I’m bad at hiking. I’ve discovered this over time and people who love me have helped me come to terms with it. There’s been an intervention and it’s time that I confess. It’s not that I can’t hike, I’m reasonably fit and can keep up. I don’t have a sore knee or irrational fear of squirrels. No, I’m bad at hiking because I spend most of my time looking down rather than looking at the unfolding scenery around me. While everyone is following the line of a bird flitting through the trees or enjoying the bob of glacier water as it lifts up and over a river rock, I’m staring at the ground. While my wife takes in the moment to wait for my daughters to poke at a dead log, I’m eager for what’s next.
I’m Preston, and I’m impatient and oblivious to the beauty unfolding before me.
The trouble with my hiking woes is that I’m not looking for enjoyment in the right places. I’m looking down when I should be looking out. I’m thinking about what’s for lunch rather than experiencing the moment. I have it upside down. While I would tell you I love hiking and living in the moment, my actions show that I have a lot to learn because I often don’t know how to experience the goodness that is right before me.
Most people would likewise say that they are loving people, or at least that they aspire to love everyone. We may believe we include people that are different. We shake our heads at stories of hatred and our Facebook pages might be full of loving quotes and inspiring videos.
Yet sometimes our values find a spotlight in our words, and languish in our actions. We may be abstract in our love, and general in our ambition. We say we love our neighbours in the same way I love hiking, but when we actually run into our neighbours, we find ourselves staring at our feet.

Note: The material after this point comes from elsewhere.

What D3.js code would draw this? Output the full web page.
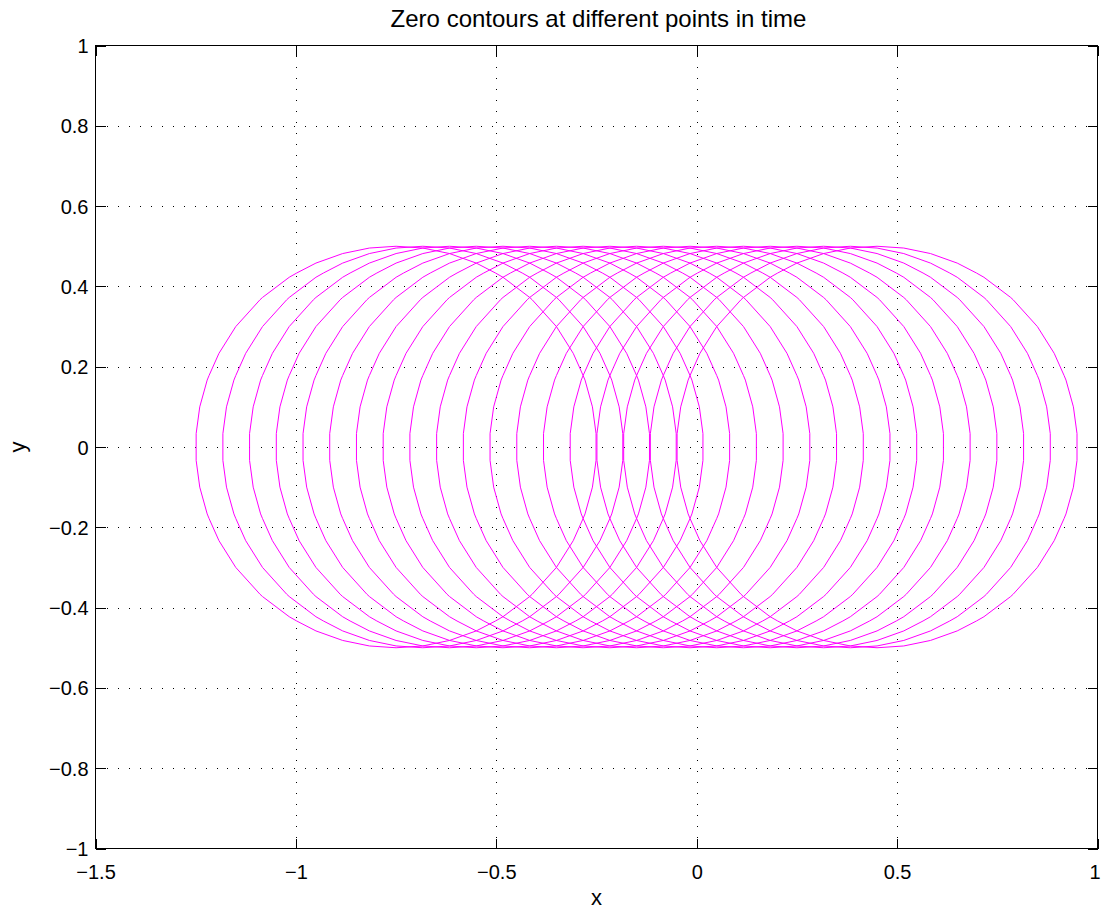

I’ve learned that for all my talk of loving others, I have to confess that I often don’t. Some people are strange to me and a few rub me the wrong way. In fact, my aspirational love is tested daily in the real world of chance encounters. That’s why abstract love finds its corrective in the actual places where we live – in real life. Our inspirational values make sense only when we open our homes and our kitchen tables to others. Strangers become knowable and even lovable after a shared meal. We cannot love our neighbours from afar, rather we love them in close proximity.
Neighbourism is about getting specific with our values. If we say we love our neighbours, then we actually get to the work of showing them. At first we may have to confess that we’re not good at it, but we don’t slump down on the nearest stump and call the whole effort a waste. Instead we remind ourselves that loving our neighbours is a profoundly beautiful way to orient our lives and we learn to look up and out, to live in the moment, and to turn our best words into attentive action.
I’m Preston, and I’m learning to love my neighbours.